One season my folks offered free resumes; it was another Colorado recession and the Governor made noises about people helping one another to pull through. They charged nothing and hence collected no sales tax. The State assessed them on the cumulative “disparity,” which the assessors claimed was equal to the tax that would have been charged at full retail pricing (while also saying that had the store charged resume recipients a penny, no taxes would have been due). Mom was outraged and went public to the media (all this was definitely beyond the bounds of protocol). Local TV jumped on the story and absurdity. The assessors backed off shame-facedly due to the ensuing inquiry by several Denver city council members and Colorado legislators.

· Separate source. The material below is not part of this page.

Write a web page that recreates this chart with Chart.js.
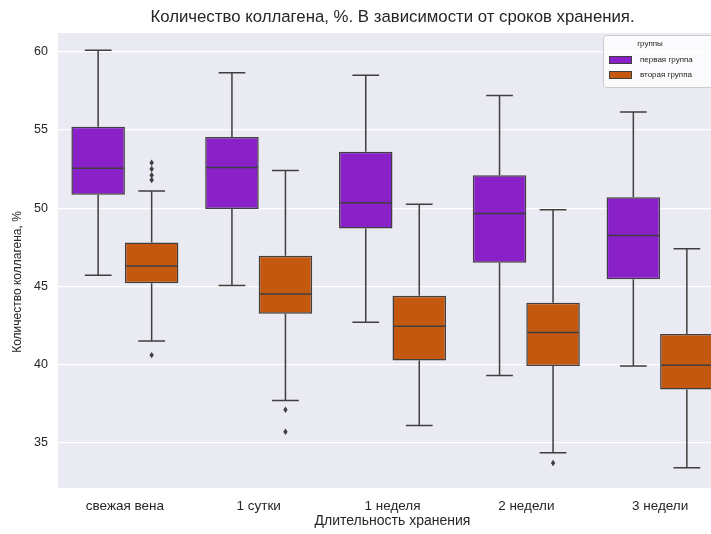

Dad brought his engineering mindset to store operations and was known in the field as the owner who achieved the highest profit percentage from a quick print shop. The trade eagerly sought his expertise and asked him repeatedly to speak about these matters; he always declined.
Mom brought her accounting accumen to store operations. One state auditor spent days there; when Mom asked why, her reply was, “your books are too perfect and I’ve been looking for signs of crimminal activity—and can’t find any.”
Despite Dad’s public demeanor, he remained a classic Type-A type, and literally the day after fulfilling his contractual training obligation to the stores’ buyer, he suffered a heart attack, required electro-shock resuscitation (the “paddles,” which Mom and I witnessed), and underwent a double cardiac bypass. Twenty years later, I began refering to this as the start of nineteen subsequent years of heroicism.
During her 30s and 40s, Mom was a contester. She wrote limericks and entered last lines for ersatz promotional copy. She also baked, and placed fairly high in several chicken-cooking contests—her Frosted Chicken won 3rd place in a Del Marva competition, and remained a family favorite. In her later years she took to writing childrens stories and occasionally giving readings (though she never sought publishing). Neither an inquisitive nor a brave soul, she quietly retreated from worldly matters throughout her 70s, while never losing the social grace for which she was well-appreciated—and which masked her withdrawal.
She died first, catching all in our patient-family by surprise at the time, although Dad’s subsequent, belated examination of their calendar showed that the majority of doctors’ appointments were actually hers, not his. (Lesson to elders: set aside health assumptions; do a calendar check and tally all your doctor appointments to see who actually requires, and is receiving, the most treatment…adjust your thinking accordingly.) He ended his life as an outgoing person who would strike up conversations with absolutely anybody.
In all, they were modest, classic working-to-middle class representatives of mid-to-late 20th century America…second generation immigrants, the rural born and bred who migrated to, and thrived in, our urban centers.
Although ultimately appreciative, they remained somewhat bewildered with their son, even into their latest years.
My sister Judy is a retired newborn ICU nurse.